** Challenge **
Your task is to retype, word for word, the lines from the start of the data through the line holding "const yTickLabels = ['1','10','10\u00B2','10\u00B3'];". Do not include the pictures.
_ _ _
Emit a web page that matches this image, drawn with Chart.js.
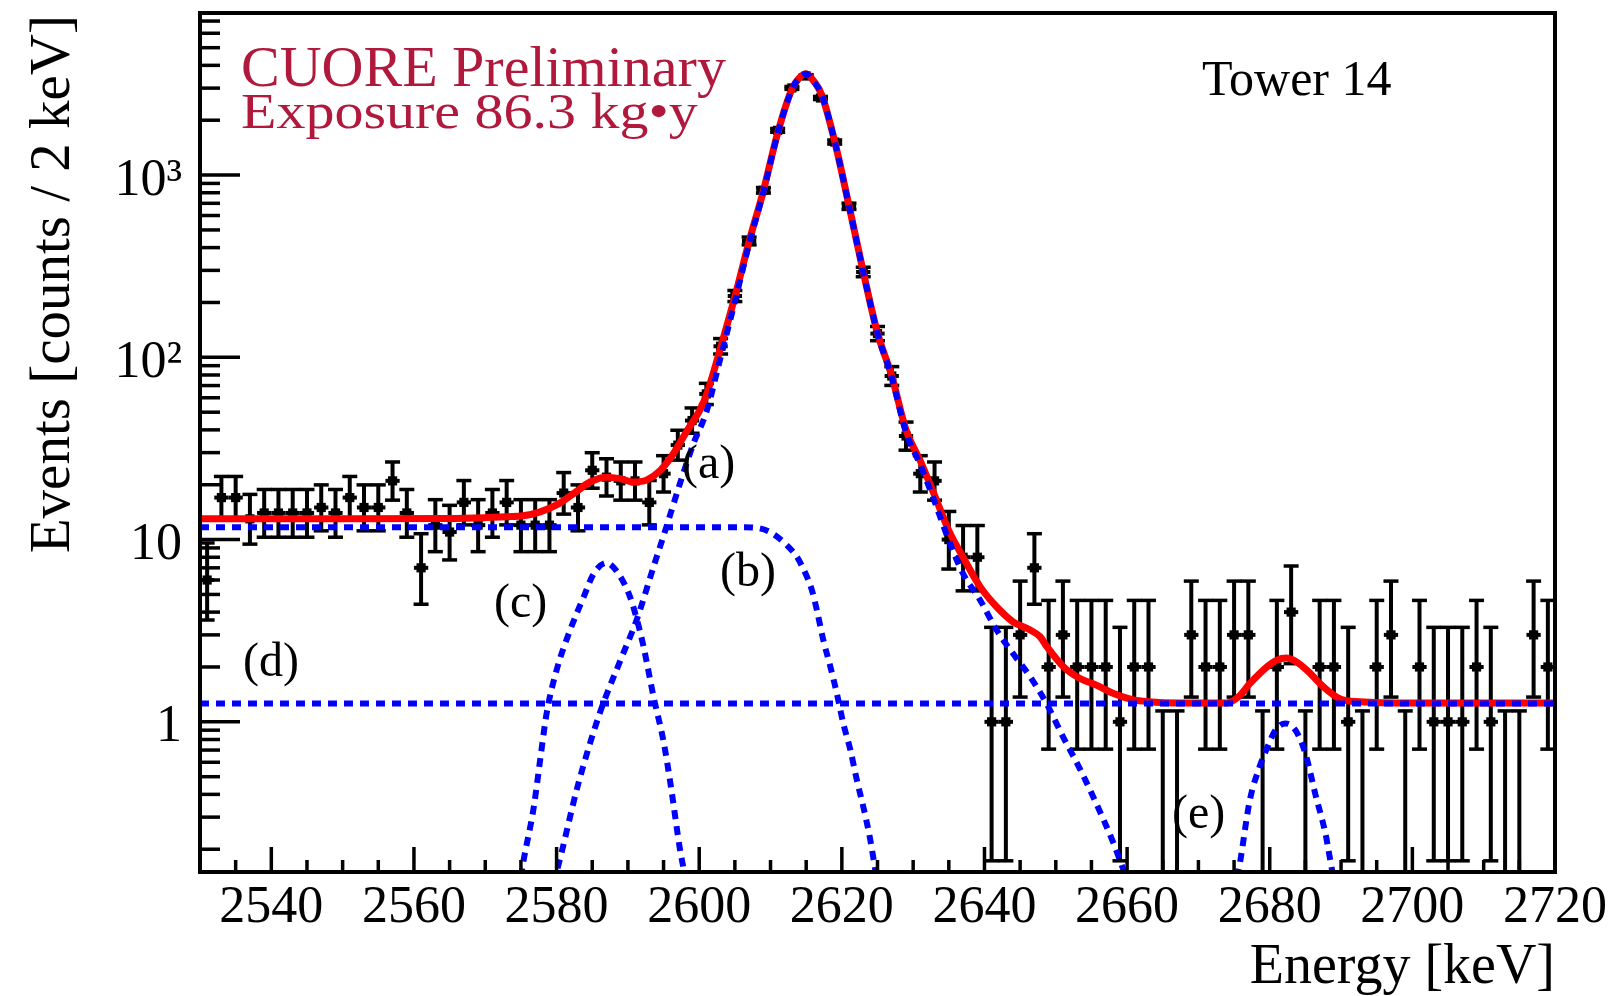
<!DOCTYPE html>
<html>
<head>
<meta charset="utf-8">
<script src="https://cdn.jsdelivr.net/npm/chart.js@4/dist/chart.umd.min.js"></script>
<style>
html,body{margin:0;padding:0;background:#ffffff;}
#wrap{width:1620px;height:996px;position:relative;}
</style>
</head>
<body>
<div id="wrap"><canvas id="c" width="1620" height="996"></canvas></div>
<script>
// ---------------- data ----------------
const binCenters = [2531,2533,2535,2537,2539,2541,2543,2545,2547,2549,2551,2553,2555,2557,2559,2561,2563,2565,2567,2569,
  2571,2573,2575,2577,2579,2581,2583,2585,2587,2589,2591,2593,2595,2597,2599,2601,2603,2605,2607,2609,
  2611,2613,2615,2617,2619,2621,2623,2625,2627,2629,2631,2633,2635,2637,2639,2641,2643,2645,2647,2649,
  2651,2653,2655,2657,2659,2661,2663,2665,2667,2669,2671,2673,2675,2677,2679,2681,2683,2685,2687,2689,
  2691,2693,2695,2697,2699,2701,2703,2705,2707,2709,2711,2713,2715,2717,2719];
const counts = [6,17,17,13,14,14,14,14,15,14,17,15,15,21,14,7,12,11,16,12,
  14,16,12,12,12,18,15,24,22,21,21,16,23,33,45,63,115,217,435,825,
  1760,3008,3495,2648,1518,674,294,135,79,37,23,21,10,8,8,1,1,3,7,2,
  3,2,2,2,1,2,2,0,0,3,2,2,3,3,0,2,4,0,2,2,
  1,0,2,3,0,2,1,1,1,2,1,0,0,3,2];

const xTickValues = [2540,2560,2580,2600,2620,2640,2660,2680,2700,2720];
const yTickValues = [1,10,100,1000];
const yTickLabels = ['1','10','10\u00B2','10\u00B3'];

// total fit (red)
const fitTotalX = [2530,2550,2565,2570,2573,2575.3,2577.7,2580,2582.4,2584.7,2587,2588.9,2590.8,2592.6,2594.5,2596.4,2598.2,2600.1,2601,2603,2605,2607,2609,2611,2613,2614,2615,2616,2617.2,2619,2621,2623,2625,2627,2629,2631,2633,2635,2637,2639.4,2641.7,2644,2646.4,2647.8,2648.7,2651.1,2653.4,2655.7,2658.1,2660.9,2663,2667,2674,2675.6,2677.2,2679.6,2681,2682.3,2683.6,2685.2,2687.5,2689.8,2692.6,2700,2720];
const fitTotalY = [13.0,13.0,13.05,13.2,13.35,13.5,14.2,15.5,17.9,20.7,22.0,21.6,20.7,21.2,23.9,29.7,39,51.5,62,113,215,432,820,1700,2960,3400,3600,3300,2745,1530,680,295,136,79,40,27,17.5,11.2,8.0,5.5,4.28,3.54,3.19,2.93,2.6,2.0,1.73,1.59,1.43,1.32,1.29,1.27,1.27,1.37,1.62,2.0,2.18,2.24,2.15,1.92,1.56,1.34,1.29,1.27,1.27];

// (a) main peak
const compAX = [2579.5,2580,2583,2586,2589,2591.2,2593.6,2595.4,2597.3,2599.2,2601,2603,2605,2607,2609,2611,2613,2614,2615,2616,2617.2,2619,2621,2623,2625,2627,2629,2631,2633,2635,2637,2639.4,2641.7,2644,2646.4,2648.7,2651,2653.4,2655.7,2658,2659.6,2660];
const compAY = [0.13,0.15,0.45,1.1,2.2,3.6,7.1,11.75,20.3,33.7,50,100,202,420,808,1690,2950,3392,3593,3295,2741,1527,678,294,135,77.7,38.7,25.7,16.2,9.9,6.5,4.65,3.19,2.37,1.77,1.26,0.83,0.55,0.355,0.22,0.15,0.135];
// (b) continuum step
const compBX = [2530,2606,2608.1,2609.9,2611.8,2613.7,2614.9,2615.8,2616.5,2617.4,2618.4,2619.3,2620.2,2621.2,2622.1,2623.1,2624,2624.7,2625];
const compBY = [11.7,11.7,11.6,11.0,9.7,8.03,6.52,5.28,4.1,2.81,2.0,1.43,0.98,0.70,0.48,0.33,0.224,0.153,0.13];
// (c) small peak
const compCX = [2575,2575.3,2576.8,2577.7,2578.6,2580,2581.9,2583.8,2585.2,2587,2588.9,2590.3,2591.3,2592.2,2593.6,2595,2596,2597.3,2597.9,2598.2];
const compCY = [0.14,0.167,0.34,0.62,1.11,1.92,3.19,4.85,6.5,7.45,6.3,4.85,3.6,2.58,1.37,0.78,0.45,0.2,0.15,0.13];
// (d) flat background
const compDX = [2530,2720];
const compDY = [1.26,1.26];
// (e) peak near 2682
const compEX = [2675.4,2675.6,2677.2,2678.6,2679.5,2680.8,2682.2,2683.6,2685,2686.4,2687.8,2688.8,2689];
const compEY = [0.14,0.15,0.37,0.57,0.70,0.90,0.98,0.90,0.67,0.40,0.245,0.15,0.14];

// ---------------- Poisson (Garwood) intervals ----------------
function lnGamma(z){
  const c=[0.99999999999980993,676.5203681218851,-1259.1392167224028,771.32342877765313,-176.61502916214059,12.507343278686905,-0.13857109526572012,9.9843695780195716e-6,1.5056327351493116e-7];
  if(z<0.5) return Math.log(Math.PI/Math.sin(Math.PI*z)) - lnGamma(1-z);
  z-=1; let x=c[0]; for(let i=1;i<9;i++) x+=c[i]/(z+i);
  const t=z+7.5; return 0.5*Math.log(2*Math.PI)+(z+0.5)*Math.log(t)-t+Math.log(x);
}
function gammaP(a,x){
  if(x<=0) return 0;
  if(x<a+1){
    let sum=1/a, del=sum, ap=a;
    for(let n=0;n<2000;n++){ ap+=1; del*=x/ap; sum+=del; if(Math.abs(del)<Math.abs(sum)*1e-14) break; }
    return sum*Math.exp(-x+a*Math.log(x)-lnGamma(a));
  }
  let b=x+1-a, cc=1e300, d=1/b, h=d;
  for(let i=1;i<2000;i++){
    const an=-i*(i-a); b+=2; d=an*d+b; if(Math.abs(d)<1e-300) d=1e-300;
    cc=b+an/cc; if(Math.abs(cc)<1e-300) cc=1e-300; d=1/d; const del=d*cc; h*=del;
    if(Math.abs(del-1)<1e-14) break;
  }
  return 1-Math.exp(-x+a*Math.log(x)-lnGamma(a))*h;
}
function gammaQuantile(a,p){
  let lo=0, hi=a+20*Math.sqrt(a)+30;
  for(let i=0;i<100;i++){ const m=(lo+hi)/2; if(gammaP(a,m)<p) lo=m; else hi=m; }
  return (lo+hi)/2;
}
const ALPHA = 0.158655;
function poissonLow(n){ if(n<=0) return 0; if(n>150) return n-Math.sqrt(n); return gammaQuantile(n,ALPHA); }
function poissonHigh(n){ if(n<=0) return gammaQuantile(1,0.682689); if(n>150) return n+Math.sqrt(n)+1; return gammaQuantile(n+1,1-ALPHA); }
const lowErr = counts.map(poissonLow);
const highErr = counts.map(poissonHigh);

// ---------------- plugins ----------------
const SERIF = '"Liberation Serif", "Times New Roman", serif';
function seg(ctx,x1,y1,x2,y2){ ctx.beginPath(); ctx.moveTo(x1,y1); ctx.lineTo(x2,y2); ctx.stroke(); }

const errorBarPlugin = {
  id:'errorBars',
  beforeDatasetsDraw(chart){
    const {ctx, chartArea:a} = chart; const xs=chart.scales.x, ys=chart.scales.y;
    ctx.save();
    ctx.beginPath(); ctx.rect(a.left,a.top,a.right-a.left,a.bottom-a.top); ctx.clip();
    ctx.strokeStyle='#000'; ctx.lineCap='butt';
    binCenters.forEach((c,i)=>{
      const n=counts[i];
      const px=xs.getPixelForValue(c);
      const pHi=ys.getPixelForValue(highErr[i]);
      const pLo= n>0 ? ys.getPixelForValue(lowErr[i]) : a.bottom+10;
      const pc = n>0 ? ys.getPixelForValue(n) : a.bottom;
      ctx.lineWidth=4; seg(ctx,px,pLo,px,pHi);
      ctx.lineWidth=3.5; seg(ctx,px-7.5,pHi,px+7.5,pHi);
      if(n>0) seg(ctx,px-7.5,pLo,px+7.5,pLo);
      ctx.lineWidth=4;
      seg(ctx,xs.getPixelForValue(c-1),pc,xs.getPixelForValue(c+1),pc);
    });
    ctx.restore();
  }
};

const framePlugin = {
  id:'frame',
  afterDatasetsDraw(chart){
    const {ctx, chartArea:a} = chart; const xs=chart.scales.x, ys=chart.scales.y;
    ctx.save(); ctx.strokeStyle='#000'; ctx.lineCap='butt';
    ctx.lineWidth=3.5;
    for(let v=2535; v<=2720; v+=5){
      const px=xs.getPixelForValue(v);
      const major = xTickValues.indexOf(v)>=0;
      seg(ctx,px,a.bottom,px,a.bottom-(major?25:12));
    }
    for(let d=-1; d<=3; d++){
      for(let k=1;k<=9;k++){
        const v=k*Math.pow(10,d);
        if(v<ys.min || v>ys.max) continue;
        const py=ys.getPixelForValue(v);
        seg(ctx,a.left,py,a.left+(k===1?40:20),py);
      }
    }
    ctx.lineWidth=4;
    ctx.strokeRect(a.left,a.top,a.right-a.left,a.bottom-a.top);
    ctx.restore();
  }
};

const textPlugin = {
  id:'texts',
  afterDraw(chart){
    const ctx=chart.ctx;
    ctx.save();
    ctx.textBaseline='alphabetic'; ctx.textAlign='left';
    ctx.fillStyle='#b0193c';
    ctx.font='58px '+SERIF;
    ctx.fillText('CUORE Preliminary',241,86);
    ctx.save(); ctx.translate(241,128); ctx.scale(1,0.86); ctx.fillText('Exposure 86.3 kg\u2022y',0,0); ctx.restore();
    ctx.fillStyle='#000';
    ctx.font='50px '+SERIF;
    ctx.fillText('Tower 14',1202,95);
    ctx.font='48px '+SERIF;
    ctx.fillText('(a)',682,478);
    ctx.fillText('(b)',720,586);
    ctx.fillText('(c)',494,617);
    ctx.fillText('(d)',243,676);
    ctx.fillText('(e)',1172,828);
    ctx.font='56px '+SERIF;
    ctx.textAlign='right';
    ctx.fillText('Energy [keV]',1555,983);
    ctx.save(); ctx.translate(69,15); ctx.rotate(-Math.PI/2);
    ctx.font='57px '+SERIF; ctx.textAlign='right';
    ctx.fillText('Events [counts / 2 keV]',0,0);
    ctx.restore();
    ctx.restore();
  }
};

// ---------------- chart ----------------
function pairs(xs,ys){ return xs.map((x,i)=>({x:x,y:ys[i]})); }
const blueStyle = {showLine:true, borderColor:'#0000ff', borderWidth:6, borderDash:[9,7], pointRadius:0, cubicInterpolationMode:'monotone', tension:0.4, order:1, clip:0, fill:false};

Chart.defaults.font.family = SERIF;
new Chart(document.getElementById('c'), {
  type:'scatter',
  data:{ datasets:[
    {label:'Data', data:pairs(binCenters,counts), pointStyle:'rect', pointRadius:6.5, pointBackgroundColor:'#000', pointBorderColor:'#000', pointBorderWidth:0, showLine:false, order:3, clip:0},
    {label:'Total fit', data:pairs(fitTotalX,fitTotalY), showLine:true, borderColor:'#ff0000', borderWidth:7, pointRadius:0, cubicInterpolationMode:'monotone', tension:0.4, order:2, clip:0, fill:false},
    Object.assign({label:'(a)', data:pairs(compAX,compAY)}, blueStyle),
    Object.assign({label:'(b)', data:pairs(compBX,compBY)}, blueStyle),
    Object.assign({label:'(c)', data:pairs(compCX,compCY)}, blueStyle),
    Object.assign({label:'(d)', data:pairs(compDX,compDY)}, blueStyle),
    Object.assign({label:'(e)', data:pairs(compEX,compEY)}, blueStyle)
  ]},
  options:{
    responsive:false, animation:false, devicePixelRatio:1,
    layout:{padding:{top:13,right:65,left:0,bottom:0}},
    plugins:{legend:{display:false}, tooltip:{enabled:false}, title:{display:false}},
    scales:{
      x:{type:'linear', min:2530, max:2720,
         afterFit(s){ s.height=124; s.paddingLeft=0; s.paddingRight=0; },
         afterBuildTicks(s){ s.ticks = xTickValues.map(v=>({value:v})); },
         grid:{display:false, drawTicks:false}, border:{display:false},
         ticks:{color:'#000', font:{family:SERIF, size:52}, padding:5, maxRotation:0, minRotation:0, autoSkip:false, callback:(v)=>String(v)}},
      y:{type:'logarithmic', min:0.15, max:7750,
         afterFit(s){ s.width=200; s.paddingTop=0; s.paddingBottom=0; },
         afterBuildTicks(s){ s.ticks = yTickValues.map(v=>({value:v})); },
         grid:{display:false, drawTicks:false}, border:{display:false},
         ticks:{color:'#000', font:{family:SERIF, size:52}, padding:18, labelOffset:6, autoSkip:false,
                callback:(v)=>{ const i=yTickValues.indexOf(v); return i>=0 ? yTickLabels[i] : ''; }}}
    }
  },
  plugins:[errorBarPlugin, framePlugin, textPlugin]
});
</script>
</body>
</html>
_ _ _
** In response **
Emit a web page that matches this image, drawn with Chart.js.
<!DOCTYPE html>
<html>
<head>
<meta charset="utf-8">
<script src="https://cdn.jsdelivr.net/npm/chart.js@4/dist/chart.umd.min.js"></script>
<style>
html,body{margin:0;padding:0;background:#ffffff;}
#wrap{width:1620px;height:996px;position:relative;}
</style>
</head>
<body>
<div id="wrap"><canvas id="c" width="1620" height="996"></canvas></div>
<script>
// ---------------- data ----------------
const binCenters = [2531,2533,2535,2537,2539,2541,2543,2545,2547,2549,2551,2553,2555,2557,2559,2561,2563,2565,2567,2569,
  2571,2573,2575,2577,2579,2581,2583,2585,2587,2589,2591,2593,2595,2597,2599,2601,2603,2605,2607,2609,
  2611,2613,2615,2617,2619,2621,2623,2625,2627,2629,2631,2633,2635,2637,2639,2641,2643,2645,2647,2649,
  2651,2653,2655,2657,2659,2661,2663,2665,2667,2669,2671,2673,2675,2677,2679,2681,2683,2685,2687,2689,
  2691,2693,2695,2697,2699,2701,2703,2705,2707,2709,2711,2713,2715,2717,2719];
const counts = [6,17,17,13,14,14,14,14,15,14,17,15,15,21,14,7,12,11,16,12,
  14,16,12,12,12,18,15,24,22,21,21,16,23,33,45,63,115,217,435,825,
  1760,3008,3495,2648,1518,674,294,135,79,37,23,21,10,8,8,1,1,3,7,2,
  3,2,2,2,1,2,2,0,0,3,2,2,3,3,0,2,4,0,2,2,
  1,0,2,3,0,2,1,1,1,2,1,0,0,3,2];

const xTickValues = [2540,2560,2580,2600,2620,2640,2660,2680,2700,2720];
const yTickValues = [1,10,100,1000];
const yTickLabels = ['1','10','10\u00B2','10\u00B3'];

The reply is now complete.